(SUPPLIED ENTRIES):
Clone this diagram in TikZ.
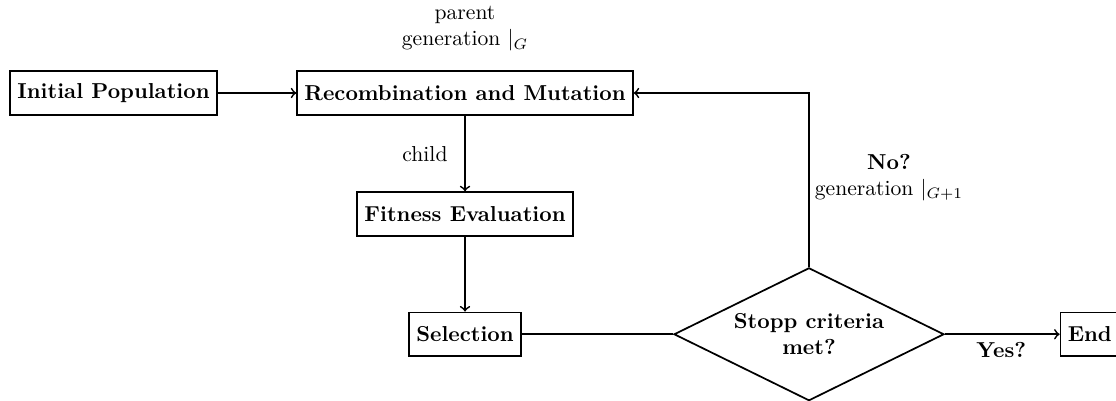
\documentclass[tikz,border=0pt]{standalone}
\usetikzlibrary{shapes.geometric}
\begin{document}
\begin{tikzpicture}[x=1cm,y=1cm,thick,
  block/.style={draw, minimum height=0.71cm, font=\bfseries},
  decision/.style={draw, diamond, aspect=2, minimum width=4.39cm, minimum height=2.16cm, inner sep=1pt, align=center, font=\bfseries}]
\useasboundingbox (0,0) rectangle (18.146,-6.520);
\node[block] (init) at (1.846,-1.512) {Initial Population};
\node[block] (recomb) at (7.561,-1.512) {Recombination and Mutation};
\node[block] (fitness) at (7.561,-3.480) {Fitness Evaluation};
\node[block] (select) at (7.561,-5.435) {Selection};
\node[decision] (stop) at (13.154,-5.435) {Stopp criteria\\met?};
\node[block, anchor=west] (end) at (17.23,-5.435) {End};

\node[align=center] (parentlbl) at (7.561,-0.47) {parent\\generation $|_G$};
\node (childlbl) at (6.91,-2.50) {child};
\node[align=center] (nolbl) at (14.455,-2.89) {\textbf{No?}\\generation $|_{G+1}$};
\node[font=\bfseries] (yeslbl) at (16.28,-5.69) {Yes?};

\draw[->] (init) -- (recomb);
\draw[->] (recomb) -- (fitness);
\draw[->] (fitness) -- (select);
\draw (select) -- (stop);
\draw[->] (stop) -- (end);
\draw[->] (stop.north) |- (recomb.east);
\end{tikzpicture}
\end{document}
...
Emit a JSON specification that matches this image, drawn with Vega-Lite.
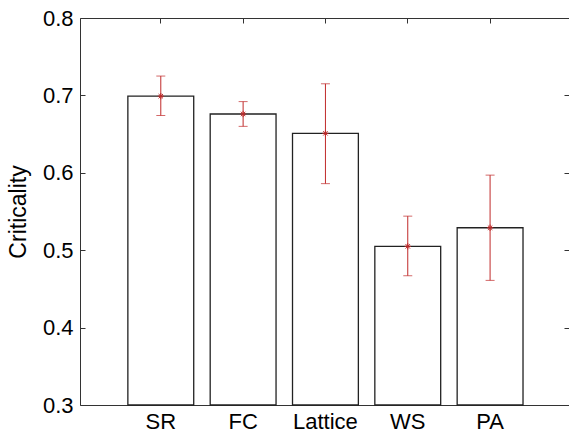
* * *
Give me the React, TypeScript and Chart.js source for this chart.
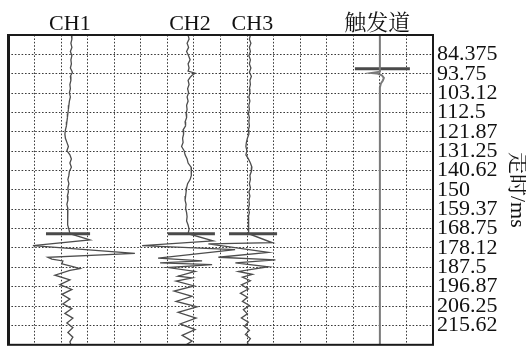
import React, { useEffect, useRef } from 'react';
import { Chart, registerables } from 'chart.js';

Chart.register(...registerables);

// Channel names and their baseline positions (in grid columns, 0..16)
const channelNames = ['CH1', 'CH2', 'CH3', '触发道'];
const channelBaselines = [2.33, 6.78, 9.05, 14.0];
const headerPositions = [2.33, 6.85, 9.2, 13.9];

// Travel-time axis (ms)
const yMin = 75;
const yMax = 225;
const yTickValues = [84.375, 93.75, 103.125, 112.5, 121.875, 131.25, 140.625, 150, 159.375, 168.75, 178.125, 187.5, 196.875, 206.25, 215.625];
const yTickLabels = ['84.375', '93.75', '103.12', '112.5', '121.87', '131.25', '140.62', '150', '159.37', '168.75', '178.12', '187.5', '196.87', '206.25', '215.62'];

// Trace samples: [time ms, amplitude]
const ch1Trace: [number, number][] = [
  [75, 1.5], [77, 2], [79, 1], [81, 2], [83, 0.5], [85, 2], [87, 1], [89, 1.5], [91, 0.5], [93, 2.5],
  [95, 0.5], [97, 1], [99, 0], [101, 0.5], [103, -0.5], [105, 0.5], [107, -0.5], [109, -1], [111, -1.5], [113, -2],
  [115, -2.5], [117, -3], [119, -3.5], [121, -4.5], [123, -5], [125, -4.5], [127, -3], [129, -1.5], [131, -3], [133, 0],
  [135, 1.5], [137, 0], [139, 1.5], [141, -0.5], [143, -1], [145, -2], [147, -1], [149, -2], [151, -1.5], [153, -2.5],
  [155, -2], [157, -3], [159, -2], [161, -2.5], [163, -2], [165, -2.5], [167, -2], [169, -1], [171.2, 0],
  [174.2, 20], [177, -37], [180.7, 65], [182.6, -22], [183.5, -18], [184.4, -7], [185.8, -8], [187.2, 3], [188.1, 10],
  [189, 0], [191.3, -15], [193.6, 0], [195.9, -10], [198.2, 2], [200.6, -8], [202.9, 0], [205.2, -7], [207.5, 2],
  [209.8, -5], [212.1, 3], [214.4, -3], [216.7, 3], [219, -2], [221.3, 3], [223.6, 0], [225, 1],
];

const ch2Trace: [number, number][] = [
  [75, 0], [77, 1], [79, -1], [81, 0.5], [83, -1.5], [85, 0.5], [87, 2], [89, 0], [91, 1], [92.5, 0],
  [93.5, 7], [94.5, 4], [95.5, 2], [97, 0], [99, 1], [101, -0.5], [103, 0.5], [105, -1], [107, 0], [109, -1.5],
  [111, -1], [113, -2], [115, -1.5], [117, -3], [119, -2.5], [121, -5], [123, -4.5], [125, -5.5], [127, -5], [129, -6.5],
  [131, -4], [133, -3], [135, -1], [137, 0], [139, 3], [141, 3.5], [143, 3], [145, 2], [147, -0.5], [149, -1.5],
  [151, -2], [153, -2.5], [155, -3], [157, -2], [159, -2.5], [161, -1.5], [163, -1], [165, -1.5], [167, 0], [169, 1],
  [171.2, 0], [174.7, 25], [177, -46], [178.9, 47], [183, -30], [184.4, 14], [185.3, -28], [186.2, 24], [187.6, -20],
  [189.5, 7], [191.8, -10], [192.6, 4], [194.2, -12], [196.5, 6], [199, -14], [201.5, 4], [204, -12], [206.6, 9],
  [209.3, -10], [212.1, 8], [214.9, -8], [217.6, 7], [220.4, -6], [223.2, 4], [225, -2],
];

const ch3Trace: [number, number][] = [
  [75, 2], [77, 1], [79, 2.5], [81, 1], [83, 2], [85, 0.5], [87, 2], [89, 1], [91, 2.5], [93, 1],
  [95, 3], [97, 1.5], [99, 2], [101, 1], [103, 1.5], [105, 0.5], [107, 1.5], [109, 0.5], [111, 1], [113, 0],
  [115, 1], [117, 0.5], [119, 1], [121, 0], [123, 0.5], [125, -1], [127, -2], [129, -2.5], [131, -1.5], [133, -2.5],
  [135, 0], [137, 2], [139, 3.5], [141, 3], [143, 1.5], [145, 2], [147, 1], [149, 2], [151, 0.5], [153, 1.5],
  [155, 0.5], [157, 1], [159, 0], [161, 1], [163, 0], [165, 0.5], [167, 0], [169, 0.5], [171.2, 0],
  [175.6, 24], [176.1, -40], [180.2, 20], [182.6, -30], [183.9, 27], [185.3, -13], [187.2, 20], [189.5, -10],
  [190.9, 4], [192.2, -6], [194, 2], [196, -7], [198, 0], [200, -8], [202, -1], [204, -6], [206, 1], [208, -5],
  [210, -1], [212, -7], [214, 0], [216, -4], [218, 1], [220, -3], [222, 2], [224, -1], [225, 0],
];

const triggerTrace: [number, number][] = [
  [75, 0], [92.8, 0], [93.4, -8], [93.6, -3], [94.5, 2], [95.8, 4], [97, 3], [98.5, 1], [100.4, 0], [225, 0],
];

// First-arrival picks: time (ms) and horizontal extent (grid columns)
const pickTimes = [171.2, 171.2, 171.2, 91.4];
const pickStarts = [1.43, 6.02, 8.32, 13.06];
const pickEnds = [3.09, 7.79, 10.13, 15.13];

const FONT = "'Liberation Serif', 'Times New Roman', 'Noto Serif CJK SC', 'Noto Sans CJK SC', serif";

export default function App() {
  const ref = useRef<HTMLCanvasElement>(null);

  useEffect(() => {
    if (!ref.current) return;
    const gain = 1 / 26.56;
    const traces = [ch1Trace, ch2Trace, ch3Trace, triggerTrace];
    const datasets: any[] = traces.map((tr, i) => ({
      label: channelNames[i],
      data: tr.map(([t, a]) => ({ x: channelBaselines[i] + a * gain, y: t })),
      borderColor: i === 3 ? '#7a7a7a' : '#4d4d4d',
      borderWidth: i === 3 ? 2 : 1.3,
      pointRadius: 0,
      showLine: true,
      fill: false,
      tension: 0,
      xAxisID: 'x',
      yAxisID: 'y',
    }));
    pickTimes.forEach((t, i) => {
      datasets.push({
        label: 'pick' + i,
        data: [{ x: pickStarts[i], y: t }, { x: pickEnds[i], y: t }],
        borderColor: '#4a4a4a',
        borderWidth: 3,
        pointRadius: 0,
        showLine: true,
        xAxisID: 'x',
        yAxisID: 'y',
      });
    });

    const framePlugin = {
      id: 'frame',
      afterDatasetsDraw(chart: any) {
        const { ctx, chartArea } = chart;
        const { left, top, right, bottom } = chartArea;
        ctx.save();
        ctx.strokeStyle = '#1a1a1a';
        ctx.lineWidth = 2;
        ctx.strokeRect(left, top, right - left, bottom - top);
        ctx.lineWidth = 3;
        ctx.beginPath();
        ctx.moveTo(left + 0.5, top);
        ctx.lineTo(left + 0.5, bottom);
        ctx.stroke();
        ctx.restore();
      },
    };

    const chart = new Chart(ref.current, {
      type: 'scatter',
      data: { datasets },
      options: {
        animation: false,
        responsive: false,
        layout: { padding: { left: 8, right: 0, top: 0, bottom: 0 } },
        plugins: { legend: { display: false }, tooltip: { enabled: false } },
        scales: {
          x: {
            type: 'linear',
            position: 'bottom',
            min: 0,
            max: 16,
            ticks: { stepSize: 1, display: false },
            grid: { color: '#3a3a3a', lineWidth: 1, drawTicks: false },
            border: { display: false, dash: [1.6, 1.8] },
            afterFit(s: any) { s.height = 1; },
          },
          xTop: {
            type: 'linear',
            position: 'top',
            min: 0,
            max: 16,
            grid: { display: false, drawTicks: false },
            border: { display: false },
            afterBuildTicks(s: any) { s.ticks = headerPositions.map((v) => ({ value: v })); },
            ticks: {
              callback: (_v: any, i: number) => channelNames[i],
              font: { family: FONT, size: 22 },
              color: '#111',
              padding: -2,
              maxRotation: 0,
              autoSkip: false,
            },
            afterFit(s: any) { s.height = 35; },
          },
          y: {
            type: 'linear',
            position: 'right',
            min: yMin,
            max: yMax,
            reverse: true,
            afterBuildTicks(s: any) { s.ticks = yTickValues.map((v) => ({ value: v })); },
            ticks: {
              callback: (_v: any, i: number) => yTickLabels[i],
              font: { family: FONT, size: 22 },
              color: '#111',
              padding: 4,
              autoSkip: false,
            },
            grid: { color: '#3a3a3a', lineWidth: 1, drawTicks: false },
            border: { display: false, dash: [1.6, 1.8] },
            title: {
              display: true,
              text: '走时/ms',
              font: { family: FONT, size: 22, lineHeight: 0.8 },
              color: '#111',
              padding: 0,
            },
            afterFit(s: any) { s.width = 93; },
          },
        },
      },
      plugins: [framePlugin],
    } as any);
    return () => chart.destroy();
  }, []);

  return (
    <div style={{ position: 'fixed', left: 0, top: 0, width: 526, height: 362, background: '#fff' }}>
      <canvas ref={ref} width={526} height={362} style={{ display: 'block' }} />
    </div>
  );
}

(SET EXERCISE):
Using the entries above, repeat exactly the lines from the one with "Give me the" to the one with "const headerPositions = [2.33, 6.85, 9.2, 13.9];", both included, and leave the pictures behind.

(ANSWER):
Give me the React, TypeScript and Chart.js source for this chart.
import React, { useEffect, useRef } from 'react';
import { Chart, registerables } from 'chart.js';

Chart.register(...registerables);

// Channel names and their baseline positions (in grid columns, 0..16)
const channelNames = ['CH1', 'CH2', 'CH3', '触发道'];
const channelBaselines = [2.33, 6.78, 9.05, 14.0];
const headerPositions = [2.33, 6.85, 9.2, 13.9];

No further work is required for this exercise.